2022 Australian Grand Prix Tyre Compounds
2022 Australian Grand Prix Tyre Compounds: This year there’s an unusual tyre nomination for Melbourne’s famous street track, with a bigger gap than normal between the medium and softest compounds. The P Zero White hard is the C2 compound and the P Zero Yellow medium is the C3 compound, but rather than the C4, it’s the softest C5 compound as the P Zero Red soft. This will be the race debut for the softest tyre in the 2022 Pirelli range, marking a change from the aborted 2020 race and the 2019 Australian Grand Prix, when the C2, C3, and C4 compounds were selected.
The track has undergone significant modifications for the first time since 1996, when it made its championship debut, now featuring a new layout and asphalt. Seven corners have been modified with two removed entirely, bringing the total number of turns down to just 14 and shortening the track by 28 metres. The most significant modification is the removal of the Turn 9-10 chicane, which is replaced by a long, sweeping bend. Turns 1 and 3 have been widened on the inside, as has Turn 6, which is now significantly faster. Later in the lap, what was Turn 13 (now Turn 11) has been realigned to tighten the angle. The penultimate corner (now Turn 13) is another to have been widened, and also one of several to have its camber adjusted to allow for different lines to be taken.

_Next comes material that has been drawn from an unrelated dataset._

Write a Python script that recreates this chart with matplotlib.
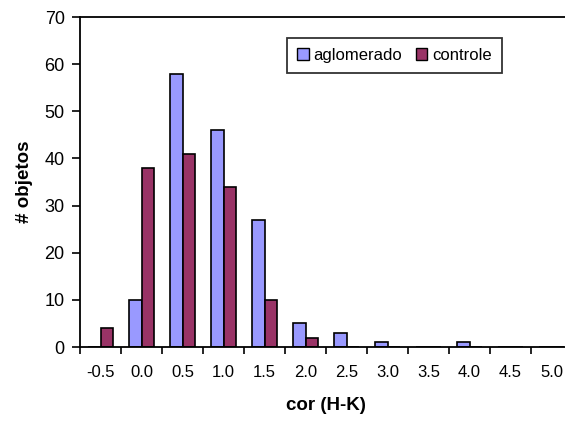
import numpy as np
import matplotlib
matplotlib.use("Agg")
from matplotlib import pyplot as plt
from matplotlib.patches import Patch

plt.rcParams['font.family'] = ['Liberation Sans', 'DejaVu Sans']

categories = ["-0.5", "0.0", "0.5", "1.0", "1.5", "2.0", "2.5", "3.0", "3.5", "4.0", "4.5", "5.0"]
aglomerado = [0, 10, 58, 46, 27, 5, 3, 1, 0, 1, 0, 0]
controle = [4, 38, 41, 34, 10, 2, 0, 0, 0, 0, 0, 0]

blue = "#9999FF"
maroon = "#993366"

fig = plt.figure(figsize=(5.65, 4.23), dpi=100)
ax = fig.add_axes([80 / 565, 76 / 423, 492 / 565, 330 / 423])

x = np.arange(len(categories))
w = 0.31
ax.bar(x - w / 2, aglomerado, width=w, color=blue, edgecolor="black", linewidth=1.2)
ax.bar(x + w / 2, controle, width=w, color=maroon, edgecolor="black", linewidth=1.2)

ax.set_xlim(-0.5, len(categories) - 0.5)
ax.set_ylim(0, 70)

# excel style: tick marks between categories, labels centred
ax.set_xticks(np.arange(-0.5, len(categories) + 0.5, 1.0))
ax.set_xticklabels([])
ax.set_xticks(x, minor=True)
ax.set_xticklabels(categories, minor=True, fontsize=12)
ax.tick_params(axis="x", which="major", direction="out", length=5, width=1.2)
ax.tick_params(axis="x", which="minor", length=0, pad=13)

ax.set_yticks(range(0, 71, 10))
ax.tick_params(axis="y", direction="out", length=6, width=1.2, labelsize=13, pad=5)

for side in ["left", "bottom", "top"]:
    ax.spines[side].set_linewidth(1.3)
ax.spines["right"].set_visible(False)

ax.set_xlabel("cor (H-K)", fontsize=13.5, fontweight="bold", labelpad=12)
ax.set_ylabel("# objetos", fontsize=13.5, fontweight="bold", labelpad=8)

handles = [Patch(facecolor=blue, edgecolor="black", label="aglomerado"),
           Patch(facecolor=maroon, edgecolor="black", label="controle")]
leg = ax.legend(handles=handles, ncol=2, loc="upper left",
                bbox_to_anchor=((287 - 80) / 492, 1 - (38 - 17) / 330),
                fontsize=12, frameon=True, fancybox=False, edgecolor="black",
                handlelength=0.7, handleheight=0.7, handletextpad=0.3,
                columnspacing=0.8, borderpad=0.6, borderaxespad=0)
leg.get_frame().set_linewidth(1.3)

plt.savefig("out.png", dpi=100)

As a temporary facility, Albert Park used to be quite bumpy but the new asphalt may have reduced this. This new surface should offer low grip (scoring two out of five) and reasonably contained levels of asphalt abrasion, which is set to result in moderate wear. The whole track is likely to be very ‘green’ and slippery at the start of the weekend, with a high degree of evolution expected (marked four out of five in Pirelli’s classification). Traction is important to get a good drive out of the short straights and corners, while braking and lateral forces are average. The severity of the loads is also average, with overall tyre stress again scoring three out of five.
Mario Isola – Pirelli Motorsport Director
“Compared to previous occasions, and with the drivers not having raced there for two seasons, this year there are a few unknowns to the Australian Grand Prix: first of all the circuit layout has been heavily revised to improve overtaking and, as a result, there’s also new asphalt that should be quite smooth. This means the track is likely to offer very low levels of grip at the start, with a high degree of evolution expected over the weekend and an extremely slippery surface if it rains. We will also head to Melbourne a couple of weeks later compared to previous seasons, when autumn has already started in the southern hemisphere, so conditions could be more variable. Last but not least, there is a completely new generation of cars and tyres that the drivers are still trying to learn about. All these factors mean that there will be a lot of work to do for teams and drivers in the free practice sessions. We decided to opt for the step in the compound nominations because we noticed that there was a relatively small performance gap between the C3 and C4 compounds during development testing, and we believe that Albert Park – with its new asphalt and layout – is a good place to try out this option.”